__Written request__: Copy each line holding the string "What".

__Given entries__:
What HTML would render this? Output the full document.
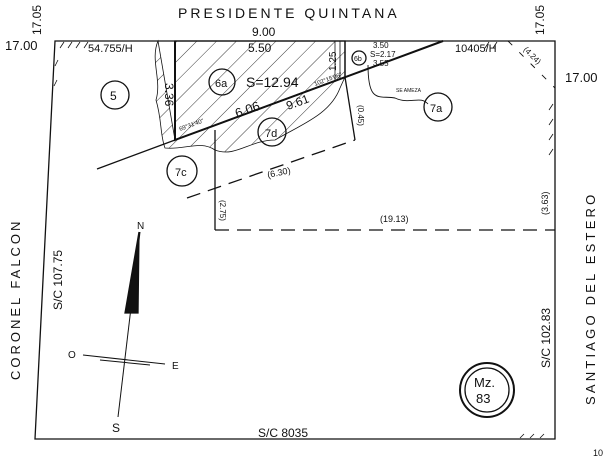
<!DOCTYPE html>
<html><head><style>body{margin:0;background:#fff;overflow:hidden}svg{display:block}text{font-family:"Liberation Sans",sans-serif;fill:#111}</style></head>
<body>
<svg width="610" height="457" viewBox="0 0 610 457" xmlns="http://www.w3.org/2000/svg">
<defs><pattern id="h" width="14" height="14" patternUnits="userSpaceOnUse" patternTransform="rotate(45)"><line x1="0" y1="0" x2="0" y2="14" stroke="#222" stroke-width="0.9"/></pattern></defs>
<g stroke="#111" fill="none" stroke-width="1.3">
<path d="M55,41 L555,41 L555,439 L35,439 Z"/>
<path d="M158,41 C150,60 162,80 156,100 C162,120 160,135 165,148 C185,150 200,140 215,150 C235,158 250,140 275,140 C300,125 330,115 340,88 L345,77 L175,140 Z" stroke-width="0.8" fill="url(#h)"/>
<path d="M175,41 L345,41 L345,77 L175,140 Z" fill="url(#h)"/>
<path d="M175,41 L175,140 L443,41" stroke-width="2"/>
<path d="M97,169 L175,140"/>
<line x1="335" y1="41" x2="335" y2="82" stroke-width="0.8"/><line x1="340" y1="41" x2="340" y2="80" stroke-width="0.8"/><line x1="345" y1="41" x2="345" y2="77"/>
<line x1="345" y1="77" x2="355" y2="140"/>
<line x1="215" y1="130" x2="215" y2="230"/>
<path d="M187,198 L355,140" stroke-dasharray="14,8"/>
<path d="M215,230 L555,230" stroke-dasharray="14,8"/>
<path d="M368,65 C368,105 380,95 395,98 C410,105 420,95 428,104" stroke-width="0.9"/>
<path d="M508,41 L555,88" stroke-dasharray="6,10" stroke-width="0.9"/>
<path d="M60,48 l4,-6 M68,48 l4,-6 M76,48 l4,-6 M84,48 l4,-6 M58,60 l-3,6 M57,80 l-3,6 M485,48 l4,-6 M493,48 l4,-6 M549,110 l4,-6 M549,125 l4,-6 M549,140 l4,-6 M549,155 l4,-6 M520,438 l4,-4 M530,438 l4,-4 M540,438 l4,-4" stroke-width="0.8"/>
<circle cx="115" cy="95" r="14"/><circle cx="222" cy="82" r="13"/><circle cx="359" cy="58" r="7"/>
<circle cx="272" cy="132" r="14"/><circle cx="182" cy="171" r="15"/><circle cx="438" cy="107" r="14"/>
<circle cx="487" cy="390" r="27" stroke-width="2"/><circle cx="487" cy="390" r="22"/>
<line x1="140" y1="232" x2="118" y2="417" stroke-width="1"/>
<path d="M139,232 L125,313 L138,313 Z" fill="#111"/>
<line x1="83" y1="355" x2="165" y2="364" stroke-width="1"/><line x1="100" y1="360" x2="150" y2="365" stroke-width="1"/>
</g>
<g font-size="12">
<text x="178" y="18" font-size="14" letter-spacing="3">PRESIDENTE QUINTANA</text>
<text x="252" y="36">9.00</text>
<text x="5" y="50" font-size="13">17.00</text>
<text x="565" y="82" font-size="13">17.00</text>
<text x="88" y="52" font-size="11">54.755/H</text>
<text x="455" y="52" font-size="11">10405/H</text>
<text x="248" y="52">5.50</text>
<text x="110" y="100">5</text>
<text x="215" y="87" font-size="11">6a</text>
<text x="354" y="61" font-size="7">6b</text>
<text x="246" y="87" font-size="14">S=12.94</text>
<text x="265" y="137" font-size="11">7d</text>
<text x="175" y="176" font-size="11">7c</text>
<text x="430" y="112" font-size="11">7a</text>
<text x="237" y="118" font-size="13" transform="rotate(-20 237 118)">6.06</text>
<text x="288" y="110" font-size="12" transform="rotate(-20 288 110)">9.61</text>
<text x="373" y="48" font-size="8">3.50</text><text x="370" y="57" font-size="8">S=2.17</text><text x="373" y="66" font-size="8">3.55</text>
<text x="258" y="437" font-size="12">S/C 8035</text>
<text x="474" y="387" font-size="13">Mz.</text><text x="476" y="403" font-size="13">83</text>
<text x="137" y="229" font-size="10">N</text><text x="68" y="358" font-size="10">O</text><text x="172" y="369" font-size="10">E</text><text x="112" y="432" font-size="12">S</text>
<text x="268" y="178" font-size="9" transform="rotate(-12 268 178)">(6.30)</text>
<text x="380" y="222" font-size="9">(19.13)</text>
<text x="396" y="92" font-size="5">SE AMEZA</text>
<text x="180" y="131" font-size="6" transform="rotate(-20 180 131)">69°31'40"</text>
<text x="315" y="86" font-size="6" transform="rotate(-20 315 86)">102°15'06"</text>
<text x="593" y="456" font-size="9">10</text>
</g>
<g font-size="12">
<text transform="translate(20,380) rotate(-90)" letter-spacing="3" font-size="13">CORONEL FALCON</text>
<text transform="translate(62,310) rotate(-90)">S/C 107.75</text>
<text transform="translate(595,405) rotate(-90)" letter-spacing="3.2" font-size="13">SANTIAGO DEL ESTERO</text>
<text transform="translate(550,368) rotate(-90)">S/C 102.83</text>
<text transform="translate(41,35) rotate(-90)">17.05</text>
<text transform="translate(544,35) rotate(-90)">17.05</text>
<text transform="translate(165,83) rotate(90)">3.36</text>
<text transform="translate(336,71) rotate(-90)" font-size="10">1.25</text>
<text transform="translate(548,215) rotate(-90)" font-size="9">(3.63)</text>
<text transform="translate(358,105) rotate(90)" font-size="8">(0.45)</text>
<text transform="translate(220,200) rotate(90)" font-size="8">(2.75)</text>
<text transform="translate(523,50) rotate(45)" font-size="8">(4.24)</text>
</g>
</svg>
</body></html>
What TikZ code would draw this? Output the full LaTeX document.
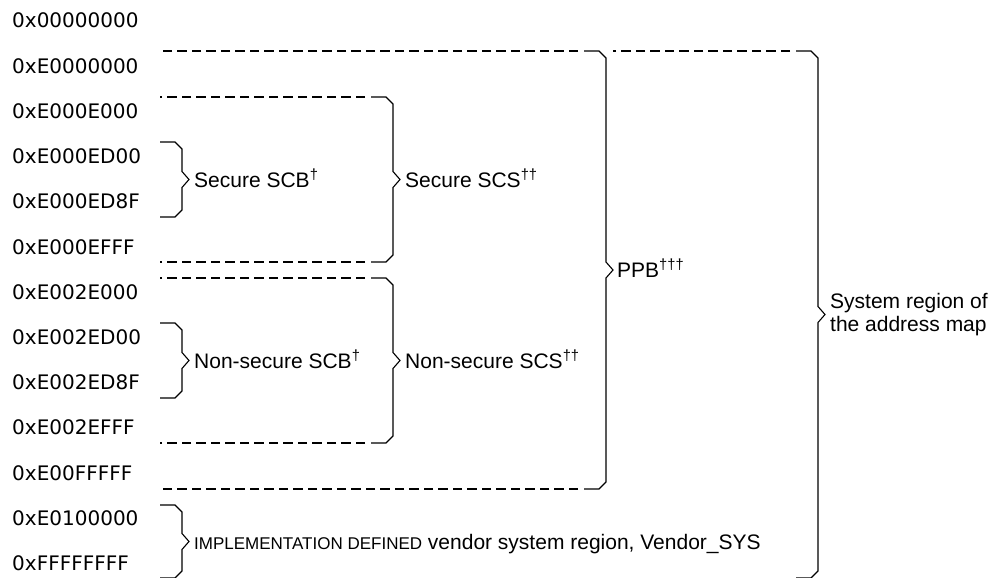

__Written solution__:
What HTML would render this? Output the full document.
What TikZ code would draw this? Output the full LaTeX document.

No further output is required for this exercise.